An Imperfect Book : What the Book of Mormon Tells Us about Itself
Salt Lake City, UT
A major theme in the Book of Mormon is the depiction of Native Americans as descendants of ancient Hebrews. Other prominent ideas are the restoration of pure Christianity to an apostate world, the visit of Jesus to the western hemisphere, and recurring cycles of ruin and renewal. All of this raises the question: “Is all of this true?” Wunderli has made an avocation of examining this and related questions by digging deeply into the Book of Mormon and surveying the large body of research generated by scholars of various disciplines. He succinctly summarizes his own findings and this mass of often conflicting information, then adds his own trenchant analysis to the mix.
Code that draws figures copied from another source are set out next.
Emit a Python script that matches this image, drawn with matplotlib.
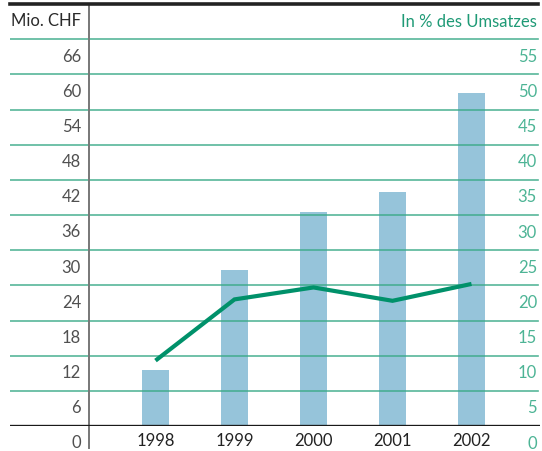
import matplotlib
matplotlib.use("Agg")
import matplotlib.pyplot as plt
import matplotlib.transforms as mtransforms

years = ["1998", "1999", "2000", "2001", "2002"]
mio_chf = [9.6, 26.6, 36.5, 39.9, 56.9]
pct_umsatz = [9.3, 18.0, 19.7, 17.8, 20.2]
left_ticks = [0, 6, 12, 18, 24, 30, 36, 42, 48, 54, 60, 66]
right_ticks = [0, 5, 10, 15, 20, 25, 30, 35, 40, 45, 50, 55]
left_title = "Mio. CHF"
right_title = "In % des Umsatzes"

W, H = 542, 452
plt.rcParams['font.family'] = ['Lato', 'DejaVu Sans']

fig = plt.figure(figsize=(W / 100, H / 100), dpi=100)
# axes spans pixel x 10..540, y 5 (top=72) .. 427 (bottom=0)
ax = fig.add_axes([10 / W, (H - 427) / H, 530 / W, 422 / H])
ax.set_ylim(0, 72)
x0 = (10 - 155.5) / 79
x1 = (540 - 155.5) / 79
ax.set_xlim(x0, x1)
for s in ax.spines.values():
    s.set_visible(False)
ax.set_xticks([])
ax.set_yticks([])

ax2 = ax.twinx()
ax2.set_ylim(0, 60)
for s in ax2.spines.values():
    s.set_visible(False)
ax2.set_yticks([])

xs = list(range(len(years)))
bar_col = "#96c4da"
grid_col = "#3aaa88"
line_col = "#00916a"

ax.bar(xs, mio_chf, width=0.34, color=bar_col, zorder=1)

for v in left_ticks[1:]:
    ax.axhline(v, xmin=0, xmax=0.996, color=grid_col, lw=1.2, alpha=0.85, zorder=2)

ax.axhline(0, xmin=0, xmax=0.996, color="#1a1a1a", lw=2.4, zorder=4)
ax.axhline(72, xmin=0, xmax=0.996, color="#222222", lw=2.6, zorder=4, clip_on=False)

ax2.plot(xs, pct_umsatz, color=line_col, lw=3.0, solid_capstyle="butt",
         solid_joinstyle="miter", zorder=5)

# vertical separator
bt = mtransforms.blended_transform_factory(fig.transFigure, ax.transData)
ax.plot([89 / W, 89 / W], [-3.7, 71.6], transform=bt, color="#777777", lw=1.4,
        clip_on=False, zorder=3)

fs = 12
for v in left_ticks:
    ax.text(81 / W, v - 2.8, str(v), transform=bt, ha="right", va="center",
            fontsize=fs, color="#505050")
ax.text(81 / W, 69.2, left_title, transform=bt, ha="right", va="center",
        fontsize=fs, color="#2a2a2a")

bt2 = mtransforms.blended_transform_factory(fig.transFigure, ax2.transData)
for v in right_ticks:
    ax2.text(537 / W, v - 2.35, str(v), transform=bt2, ha="right", va="center",
             fontsize=fs, color="#4db495")
ax2.text(537 / W, 57.6, right_title, transform=bt2, ha="right", va="center",
         fontsize=fs, color="#1f9a76")

for i, y in enumerate(years):
    ax.text(i, -2.4, y, ha="center", va="center", fontsize=fs, color="#222222")

fig.savefig("out.png", dpi=100)
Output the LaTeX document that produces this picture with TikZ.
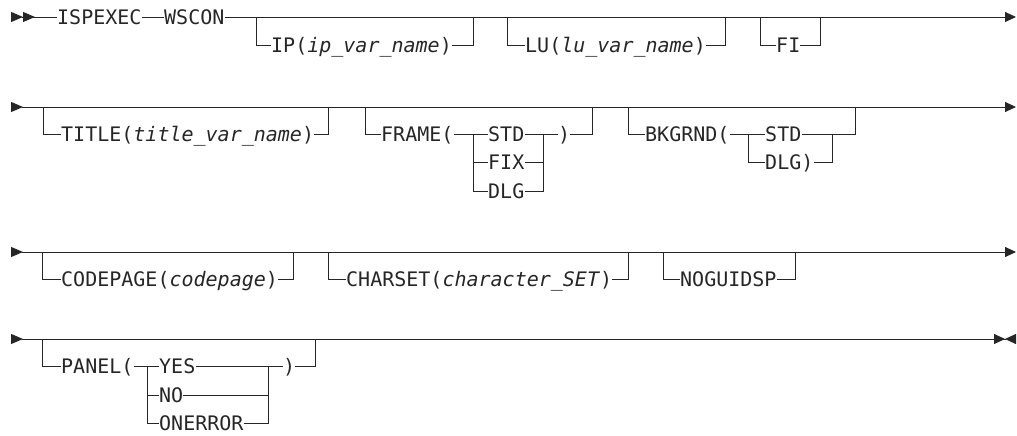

Fascinating reading due to how Wunderli has structured the book as his own personal quest for answers, An Imperfect Book is an accessible but thorough overview of major controversies involving authorship, use of idiom, anachronisms, contrived names, borrowed passages, and prophecies made and fulfilled within the book’s own narrative frame. Wunderli includes a discussion of dozens of curiosities such as the relative absense of polygamists in a culture where one would expect it and sons named after their fathers (Alma junior), which one would not expect among ancient Israelites. Wunderli has examined the arguments and reduced the data to a collection of informative observations and reasoned arguments in an altogether readable work.